Pioneira, a França editou em 2017 a Lei do Dever de Vigilância, pela qual as companhias devem monitorar suas cadeias produtivas e publicar anualmente o plano de vigilância para indicar possíveis riscos e abusos aos direitos humanos e ambientais. A lei francesa é a apontada como a legislação mais abrangente ao envolver as empresas que operam em território francês (com 5.000 empregados)  ou no exterior (com 10 mil trabalhadores).

No balanço realizado pelo Conselho Superior de Economia francês, foram apontados pontos positivos da regulação, como o espírito programático da lei, no sentido de garantir trabalho decente, salários justos e sustentabilidade. 

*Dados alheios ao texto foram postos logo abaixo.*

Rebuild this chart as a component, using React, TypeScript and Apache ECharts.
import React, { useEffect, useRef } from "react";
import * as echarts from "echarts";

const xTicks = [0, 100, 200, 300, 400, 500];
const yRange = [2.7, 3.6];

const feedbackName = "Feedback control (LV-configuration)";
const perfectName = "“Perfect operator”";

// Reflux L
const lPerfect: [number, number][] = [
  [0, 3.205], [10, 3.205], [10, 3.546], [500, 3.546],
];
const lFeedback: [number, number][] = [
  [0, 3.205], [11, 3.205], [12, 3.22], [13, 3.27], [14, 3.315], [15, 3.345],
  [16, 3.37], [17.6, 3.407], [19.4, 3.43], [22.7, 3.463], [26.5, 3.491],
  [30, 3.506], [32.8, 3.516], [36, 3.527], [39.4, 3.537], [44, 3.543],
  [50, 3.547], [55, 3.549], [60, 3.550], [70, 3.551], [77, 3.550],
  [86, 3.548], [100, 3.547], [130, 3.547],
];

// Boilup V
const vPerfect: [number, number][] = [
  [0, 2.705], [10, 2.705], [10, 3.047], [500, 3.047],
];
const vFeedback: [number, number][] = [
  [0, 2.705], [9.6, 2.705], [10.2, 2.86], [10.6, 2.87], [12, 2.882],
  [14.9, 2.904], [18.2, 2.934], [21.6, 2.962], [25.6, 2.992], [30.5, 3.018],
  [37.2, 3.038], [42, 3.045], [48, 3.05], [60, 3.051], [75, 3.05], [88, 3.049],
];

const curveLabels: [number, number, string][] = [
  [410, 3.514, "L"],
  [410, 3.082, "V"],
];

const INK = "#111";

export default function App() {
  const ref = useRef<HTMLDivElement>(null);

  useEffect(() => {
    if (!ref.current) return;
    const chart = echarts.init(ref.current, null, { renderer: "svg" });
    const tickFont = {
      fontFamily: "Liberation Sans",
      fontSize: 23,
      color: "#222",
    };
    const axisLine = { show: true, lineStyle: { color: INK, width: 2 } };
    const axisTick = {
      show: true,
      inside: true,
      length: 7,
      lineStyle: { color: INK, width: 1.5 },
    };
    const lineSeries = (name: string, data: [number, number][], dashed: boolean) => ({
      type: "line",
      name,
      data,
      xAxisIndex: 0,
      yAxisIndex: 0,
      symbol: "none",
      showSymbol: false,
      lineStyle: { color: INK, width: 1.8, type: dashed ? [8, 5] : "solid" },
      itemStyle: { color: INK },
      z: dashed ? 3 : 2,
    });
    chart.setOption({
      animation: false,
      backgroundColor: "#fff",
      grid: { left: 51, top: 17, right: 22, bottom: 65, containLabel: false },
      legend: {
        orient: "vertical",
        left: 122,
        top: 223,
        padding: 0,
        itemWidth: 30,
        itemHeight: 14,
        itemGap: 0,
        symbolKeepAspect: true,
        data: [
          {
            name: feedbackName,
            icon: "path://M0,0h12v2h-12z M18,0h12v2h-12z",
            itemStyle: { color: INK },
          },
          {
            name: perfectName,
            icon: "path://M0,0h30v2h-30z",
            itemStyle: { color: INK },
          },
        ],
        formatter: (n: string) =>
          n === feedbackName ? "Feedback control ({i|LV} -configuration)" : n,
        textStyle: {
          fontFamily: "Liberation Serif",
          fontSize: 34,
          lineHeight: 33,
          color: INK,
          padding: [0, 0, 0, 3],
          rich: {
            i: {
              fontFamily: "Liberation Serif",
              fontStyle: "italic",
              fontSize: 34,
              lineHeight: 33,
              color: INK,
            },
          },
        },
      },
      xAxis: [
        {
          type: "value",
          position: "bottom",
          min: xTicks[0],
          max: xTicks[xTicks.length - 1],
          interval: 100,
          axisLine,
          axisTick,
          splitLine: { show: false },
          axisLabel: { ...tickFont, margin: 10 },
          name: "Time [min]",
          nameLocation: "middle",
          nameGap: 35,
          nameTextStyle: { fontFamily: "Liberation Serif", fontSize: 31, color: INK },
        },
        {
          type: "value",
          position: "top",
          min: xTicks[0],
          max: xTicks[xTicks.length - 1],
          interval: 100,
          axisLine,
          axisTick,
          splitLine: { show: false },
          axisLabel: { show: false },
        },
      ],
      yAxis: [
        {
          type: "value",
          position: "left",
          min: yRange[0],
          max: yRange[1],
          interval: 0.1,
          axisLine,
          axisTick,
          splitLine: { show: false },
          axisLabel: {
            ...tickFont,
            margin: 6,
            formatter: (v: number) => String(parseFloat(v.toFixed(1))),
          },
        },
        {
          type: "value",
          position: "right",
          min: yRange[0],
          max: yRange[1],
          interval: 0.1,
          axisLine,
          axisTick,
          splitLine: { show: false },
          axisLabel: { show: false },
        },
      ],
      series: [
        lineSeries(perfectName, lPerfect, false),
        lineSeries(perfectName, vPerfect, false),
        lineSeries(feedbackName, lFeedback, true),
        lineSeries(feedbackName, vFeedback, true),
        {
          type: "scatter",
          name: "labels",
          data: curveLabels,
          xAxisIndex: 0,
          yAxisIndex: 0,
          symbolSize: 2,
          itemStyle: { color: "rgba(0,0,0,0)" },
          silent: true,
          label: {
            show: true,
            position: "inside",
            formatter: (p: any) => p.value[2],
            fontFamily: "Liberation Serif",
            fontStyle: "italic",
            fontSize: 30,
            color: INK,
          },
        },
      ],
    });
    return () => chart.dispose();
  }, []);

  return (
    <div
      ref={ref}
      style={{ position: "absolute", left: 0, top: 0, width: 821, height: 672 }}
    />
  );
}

A despeito da previsão da penalidade de até € 10 milhões, muitas empresas ainda resistem ao cumprimento da norma e propõem a criação de uma autoridade fiscalizadora, que vem sendo criticada por alguns setores à medida que poderia afrouxar os mecanismos de responsabilidade corporativa.

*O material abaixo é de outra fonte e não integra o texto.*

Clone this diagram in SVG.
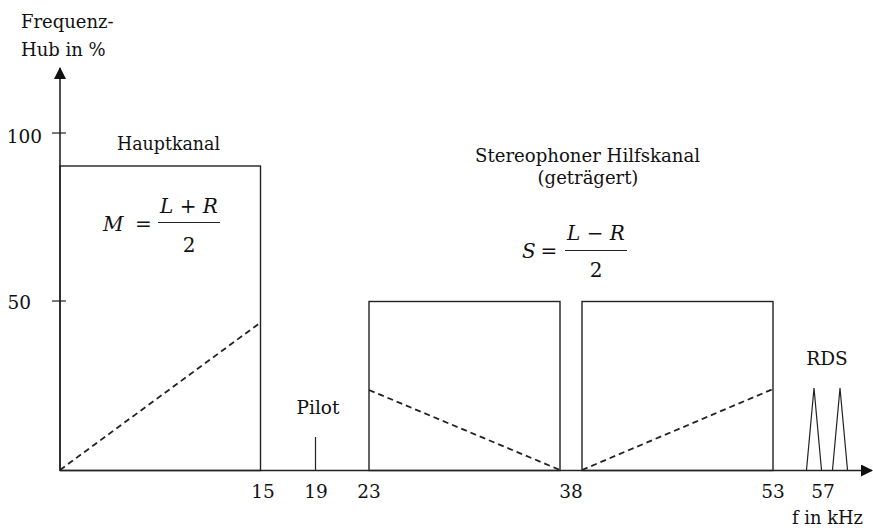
<svg xmlns="http://www.w3.org/2000/svg" width="873" height="530" viewBox="0 0 873 530">
<style>
text{font-family:"DejaVu Serif","Noto Serif",serif;font-size:18.5px;fill:#111}
.m{font-style:italic;font-size:20px}
.f{font-size:20px}
.s{font-size:18px}
.c{text-anchor:middle}
.e{text-anchor:end}
.box{fill:none;stroke:#222;stroke-width:1.4}
.dash{fill:none;stroke:#222;stroke-width:1.8;stroke-dasharray:6 4}
.ax{stroke:#222;stroke-width:1.6;fill:none}
.ln{stroke:#222;stroke-width:1.2;fill:none}
</style>
<defs>
<marker id="ah" markerWidth="12" markerHeight="12" refX="11" refY="6" orient="auto" markerUnits="userSpaceOnUse">
<path d="M0,0 L12,6 L0,12 Z" fill="#111"/>
</marker>
</defs>
<g id="axes">
<line class="ax" x1="60" y1="470.5" x2="60" y2="68" marker-end="url(#ah)"/>
<line class="ax" x1="60" y1="470.5" x2="872" y2="470.5" marker-end="url(#ah)"/>
<line class="ln" x1="52" y1="133" x2="66" y2="133"/>
<line class="ln" x1="52" y1="301" x2="66" y2="301"/>
<text x="21" y="28" class="s">Frequenz-</text>
<text x="21" y="56" class="s">Hub in %</text>
<text x="42" y="143" class="e">100</text>
<text x="31" y="309" class="e">50</text>
<text x="263" y="498" class="c">15</text>
<text x="316" y="498" class="c">19</text>
<text x="369" y="498" class="c">23</text>
<text x="571" y="498" class="c">38</text>
<text x="773" y="498" class="c">53</text>
<text x="823" y="498" class="c">57</text>
<text x="792" y="524" textLength="71" lengthAdjust="spacingAndGlyphs">f in kHz</text>
</g>
<g id="hauptkanal">
<rect class="box" x="60" y="166" width="200.5" height="304.5"/>
<line class="dash" x1="60" y1="470" x2="260.5" y2="322.5"/>
<text x="117" y="150" textLength="103" lengthAdjust="spacingAndGlyphs">Hauptkanal</text>
<text x="103" y="231" class="m">M</text>
<text x="143.5" y="231" class="c f">=</text>
<line class="ln" x1="158" y1="222.5" x2="220" y2="222.5"/>
<text x="189" y="213" class="m c">L<tspan font-style="normal"> + </tspan>R</text>
<text x="189" y="252" class="c f">2</text>
</g>
<g id="pilot">
<line class="ln" x1="315.5" y1="437" x2="315.5" y2="470"/>
<text x="318" y="414" class="c">Pilot</text>
</g>
<g id="hilfskanal">
<text x="475" y="162" textLength="225" lengthAdjust="spacingAndGlyphs">Stereophoner Hilfskanal</text>
<text x="588" y="184" class="c s">(geträgert)</text>
<text x="522" y="258" class="m">S</text>
<text x="549" y="258" class="c f">=</text>
<line class="ln" x1="565" y1="250.5" x2="627" y2="250.5"/>
<text x="596" y="240" class="m c">L<tspan font-style="normal"> − </tspan>R</text>
<text x="596" y="277" class="c f">2</text>
<rect class="box" x="369" y="301.5" width="191" height="169"/>
<line class="dash" x1="369" y1="390" x2="560" y2="470"/>
<rect class="box" x="582" y="301.5" width="191" height="169"/>
<line class="dash" x1="582" y1="470" x2="773" y2="389"/>
</g>
<g id="rds">
<path class="ln" d="M806.5,470 L814,388 L821.5,470"/>
<path class="ln" d="M832.5,470 L840,388 L847.5,470"/>
<text x="827" y="365" class="c">RDS</text>
</g>
</svg>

Antes dos regramentos europeus, foi editada a Lei de Transparência na Cadeia de Suprimentos da Califórnia (California Transparency in Supply Chains Act, 2010), nos Estados Unidos, que exige que as companhias divulguem relatórios detalhando os esforços que vêm empreendendo contra a escravidão moderna e o tráfico humano em suas cadeias de suprimentos. 

Os EUA ainda possuem uma norma voltada para uma região específica, a Lei Uigur de Prevenção ao Trabalho Forçado (UFLPA)[6], que proíbe que bens produzidos na região autônoma de Xinjiang (China), onde o trabalho forçado é tolerado pela autoridades, entrem nos EUA, a não ser que a comprovação de rastreamento da cadeia de suprimentos prove o contrário. Embora a importação dessa região seja pequena, ela produz inúmeras matérias-primas incorporadas a muitos produtos chineses.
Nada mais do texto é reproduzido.